Henri Cartier-Bresson Paris Retrospective

One of the world’s most influential photographers is featured with a retrospective at Paris’ Centre Georges Pompidou. Henri Cartier-Bresson, (August 22, 1908 – August 3, 2004) considered by many to be the father of photojournalism, blended a remarkable sense of design with the ability to capture the significance of an instant… the decisive moment.

This major retrospective including over five hundred photographs, drawings, paintings, videos and documents is organized both thematically and chronologically around three major periods: the early years (1926-1935) marked by his travels and contact with the Surrealists. A second section is devoted to his political commitment when he returned from the US in 1936 until he set off for New York again in 1946. Finally a look at his photojournalism and the creation of Magnum (1947) ending in the seventies.

Cartier-Bresson gave up photojournalism at the beginning of the ’70s (“Because I had said everything that I had to say”) mostly devoting himself to drawing. “It is contemplation and meditation. It gives me an inner peace and it’s not important whether people like it or not.” He was born into a bourgeois family near Paris in 1908 and originally studied painting. By his early 20s, he was hanging out with the Surrealists, being invited to Marie-Louise Bousquet’s famous salon and befriending the likes of Max Jacob and Marcel Duchamp. He was also taken to the home of Gertrude Stein, who took one disparaging look at his painting and advised him to go into his father’s business.

Instead, he became a photographer in the 1930s after seeing a picture by Martin Munkácsi of three African boys running into the sea. “I was startled. I said to myself,‘My God, you can do that with a camera.'” After the war, he co-founded the Magnum photo agency. He was the first western photographer admitted into the Soviet Union after Stalin’s death.
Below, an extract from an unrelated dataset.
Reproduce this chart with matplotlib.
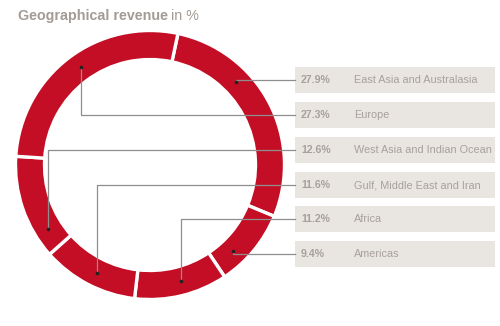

He was also present at Gandhi’s funeral and witnessed the first civil rights sit-ins in Alabama.

Although there has been an excellent traveling retrospective of Bresson’s photographs in the States recently (first showing in 2010 at MOMA), this exhibition promises to be special in that it draws on the thousands of photographs and documents housed at the Fondation Henri Cartier-Bresson, located in Paris. It is the first French retrospective of Bresson’s work since his death.

Henri Cartier-Bresson (to  June 9, 2014) Centre Georges Pompidou, 3 rue Beaubourg 75004 PARIS.